[START OF SOURCE MATERIAL]

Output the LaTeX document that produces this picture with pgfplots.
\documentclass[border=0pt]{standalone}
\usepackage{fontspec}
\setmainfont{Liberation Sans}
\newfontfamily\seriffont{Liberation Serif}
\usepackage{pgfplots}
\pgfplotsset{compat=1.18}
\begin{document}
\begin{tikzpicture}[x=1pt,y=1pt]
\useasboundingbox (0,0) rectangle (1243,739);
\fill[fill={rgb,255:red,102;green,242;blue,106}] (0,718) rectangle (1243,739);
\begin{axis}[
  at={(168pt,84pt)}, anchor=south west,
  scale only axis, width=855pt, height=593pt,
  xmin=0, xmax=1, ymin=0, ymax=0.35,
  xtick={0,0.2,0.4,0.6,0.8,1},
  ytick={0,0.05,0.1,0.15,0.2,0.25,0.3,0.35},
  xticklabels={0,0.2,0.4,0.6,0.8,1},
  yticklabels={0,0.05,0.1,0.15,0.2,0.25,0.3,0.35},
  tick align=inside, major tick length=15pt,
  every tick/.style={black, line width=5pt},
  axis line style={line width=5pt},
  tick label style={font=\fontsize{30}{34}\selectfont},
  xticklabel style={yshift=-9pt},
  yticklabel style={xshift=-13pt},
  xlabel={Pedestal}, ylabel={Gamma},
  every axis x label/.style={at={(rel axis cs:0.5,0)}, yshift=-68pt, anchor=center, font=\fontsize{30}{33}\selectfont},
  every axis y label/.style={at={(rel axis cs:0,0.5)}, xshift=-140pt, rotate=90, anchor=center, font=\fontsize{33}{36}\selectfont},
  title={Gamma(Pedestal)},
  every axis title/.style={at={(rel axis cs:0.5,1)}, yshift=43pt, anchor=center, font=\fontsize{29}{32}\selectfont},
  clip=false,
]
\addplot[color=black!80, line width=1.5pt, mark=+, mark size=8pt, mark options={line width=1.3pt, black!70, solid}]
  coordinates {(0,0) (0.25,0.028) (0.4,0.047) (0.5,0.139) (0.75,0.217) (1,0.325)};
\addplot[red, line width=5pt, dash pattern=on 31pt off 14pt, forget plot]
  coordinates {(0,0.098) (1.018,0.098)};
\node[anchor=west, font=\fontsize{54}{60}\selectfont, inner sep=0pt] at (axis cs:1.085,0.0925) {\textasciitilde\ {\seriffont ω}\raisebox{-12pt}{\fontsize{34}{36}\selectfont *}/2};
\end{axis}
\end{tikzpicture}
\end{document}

[END OF SOURCE MATERIAL]

Copy the material above back out, exactly as written.

- _TASK RESPONSE_:
Output the LaTeX document that produces this picture with pgfplots.
\documentclass[border=0pt]{standalone}
\usepackage{fontspec}
\setmainfont{Liberation Sans}
\newfontfamily\seriffont{Liberation Serif}
\usepackage{pgfplots}
\pgfplotsset{compat=1.18}
\begin{document}
\begin{tikzpicture}[x=1pt,y=1pt]
\useasboundingbox (0,0) rectangle (1243,739);
\fill[fill={rgb,255:red,102;green,242;blue,106}] (0,718) rectangle (1243,739);
\begin{axis}[
  at={(168pt,84pt)}, anchor=south west,
  scale only axis, width=855pt, height=593pt,
  xmin=0, xmax=1, ymin=0, ymax=0.35,
  xtick={0,0.2,0.4,0.6,0.8,1},
  ytick={0,0.05,0.1,0.15,0.2,0.25,0.3,0.35},
  xticklabels={0,0.2,0.4,0.6,0.8,1},
  yticklabels={0,0.05,0.1,0.15,0.2,0.25,0.3,0.35},
  tick align=inside, major tick length=15pt,
  every tick/.style={black, line width=5pt},
  axis line style={line width=5pt},
  tick label style={font=\fontsize{30}{34}\selectfont},
  xticklabel style={yshift=-9pt},
  yticklabel style={xshift=-13pt},
  xlabel={Pedestal}, ylabel={Gamma},
  every axis x label/.style={at={(rel axis cs:0.5,0)}, yshift=-68pt, anchor=center, font=\fontsize{30}{33}\selectfont},
  every axis y label/.style={at={(rel axis cs:0,0.5)}, xshift=-140pt, rotate=90, anchor=center, font=\fontsize{33}{36}\selectfont},
  title={Gamma(Pedestal)},
  every axis title/.style={at={(rel axis cs:0.5,1)}, yshift=43pt, anchor=center, font=\fontsize{29}{32}\selectfont},
  clip=false,
]
\addplot[color=black!80, line width=1.5pt, mark=+, mark size=8pt, mark options={line width=1.3pt, black!70, solid}]
  coordinates {(0,0) (0.25,0.028) (0.4,0.047) (0.5,0.139) (0.75,0.217) (1,0.325)};
\addplot[red, line width=5pt, dash pattern=on 31pt off 14pt, forget plot]
  coordinates {(0,0.098) (1.018,0.098)};
\node[anchor=west, font=\fontsize{54}{60}\selectfont, inner sep=0pt] at (axis cs:1.085,0.0925) {\textasciitilde\ {\seriffont ω}\raisebox{-12pt}{\fontsize{34}{36}\selectfont *}/2};
\end{axis}
\end{tikzpicture}
\end{document}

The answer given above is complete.